8:14 (96)

I used to feel something on the 4th of July, some kind of resonance other than the fact that my maternal grandfather and two of my friends have birthdays today.  When I was younger, I actually felt something about being “an American,” something that not even carrying the genetic memory of centuries of oppression nor the education I grew up with could completely shake.  I couldn’t necessarily explain it at the time other than in the platitudes I often grew up with.

It was not unlike how I grew up with religion; in retrospect, I understand that’s precisely what it was.  Patriotism, nationalism, whatever you want to call it–it’s all religion, with the whitewashed history of the place you were fortunate enough to be born as the scripture and the deity being the pride at not being someone or somewhere else.  Regardless of who I was and what I knew, I still clung to that, maybe because it was something to keep me from being too angry or too cynical.

Who am I kidding?  It was a childish thing, something that took a little longer for me to put away than anything else.

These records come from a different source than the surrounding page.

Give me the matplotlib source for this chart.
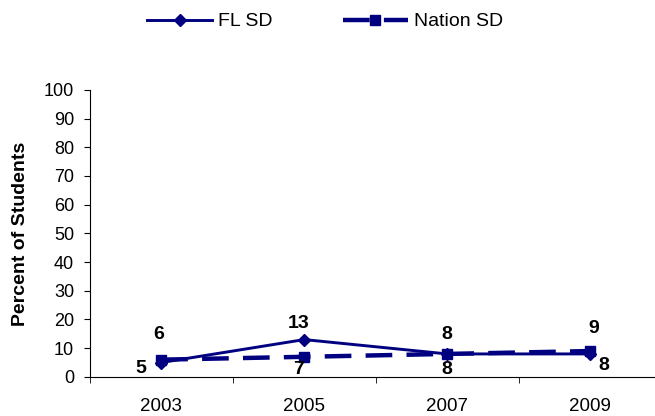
import matplotlib
matplotlib.use("Agg")
import matplotlib.pyplot as plt

plt.rcParams['font.family'] = ['Liberation Sans', 'DejaVu Sans']

years = ["2003", "2005", "2007", "2009"]
fl_sd = [5, 13, 8, 8]
nation_sd = [6, 7, 8, 9]
# data label offsets in points
fl_offsets = [(-15, -4.5), (-4, 11.5), (0, -11.5), (10, -8)]
nation_offsets = [(-2, 18), (-4, -9.5), (0, 13.7), (3, 16)]

navy = "#000080"

fig = plt.figure(figsize=(6.55, 4.16), dpi=100)
ax = fig.add_axes([0.137, 0.094, 0.873, 0.69])

x = range(len(years))
ax.plot(x, fl_sd, color=navy, lw=2.1, marker="D", ms=6, label="FL SD")
ax.plot(x, nation_sd, color=navy, lw=3.2, ls=(0, (6, 3.2)), marker="s", ms=6.5,
        label="Nation SD")

for i, v in enumerate(fl_sd):
    ax.annotate(str(v), (i, v), xytext=fl_offsets[i], textcoords="offset points",
                ha="center", va="center", fontsize=14, fontweight="bold")
for i, v in enumerate(nation_sd):
    ax.annotate(str(v), (i, v), xytext=nation_offsets[i], textcoords="offset points",
                ha="center", va="center", fontsize=14, fontweight="bold")

ax.set_xlim(-0.5, 3.5)
ax.set_ylim(0, 100)
ax.set_yticks(range(0, 101, 10))
ax.set_xticks(list(x))
ax.set_xticklabels(years)
ax.set_xticks([-0.5, 0.5, 1.5, 2.5], minor=True)
ax.tick_params(axis="x", which="major", length=0, pad=15, labelsize=13.5)
ax.tick_params(axis="x", which="minor", length=4.5, direction="out")
ax.tick_params(axis="y", length=4.3, direction="out", pad=7, labelsize=13)
for s in ["top", "right"]:
    ax.spines[s].set_visible(False)
ax.set_ylabel("Percent of Students", fontsize=14, fontweight="bold", labelpad=11)

fig.legend(loc="center", bbox_to_anchor=(0.496, 0.948), ncol=2, frameon=False,
           fontsize=14, handlelength=3.35, handletextpad=0.3, columnspacing=3.6)

fig.savefig("out.png", dpi=100)
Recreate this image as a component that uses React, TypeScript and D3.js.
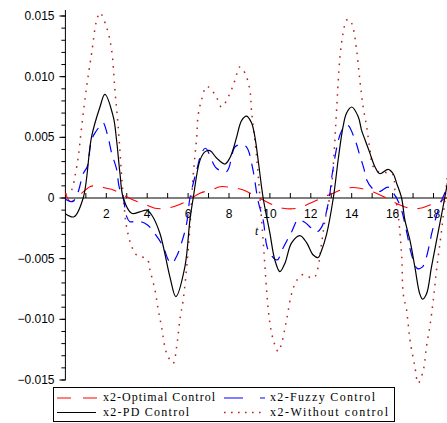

Nationalism now rings completely hollow, the celebrations and rituals increasingly desperate and devoid of meaning other than as opiates to make us feel useful or special, love of country little more than invocations articulating an increasingly-desperate need to cover up the fact that everything we have, everything we are is a celebration of our selfishness and myopia, and even the excuses of “I’m not celebrating my country; I’m just celebrating the chance to stay with my family” or some such are just exhausting sidesteps.

[time’s up, but I’m going to continue:]

The pastiche culture of the United States is forever attached to the lecherous and exploitative colonial nature of the dominant social paradigm, and because of that it will never truly have any value other than “this is what we stole.”  Its moral bankruptcy found its apotheosis in the past twenty years, in which people who had the information and inclination to examine, expose, and repudiate it instead stuck their heads in the sand and retreated into memories of a time in which its excesses and glory came without the immediate reminder of their costs.

I’m neither here for it, nor do I have any interest in humoring it.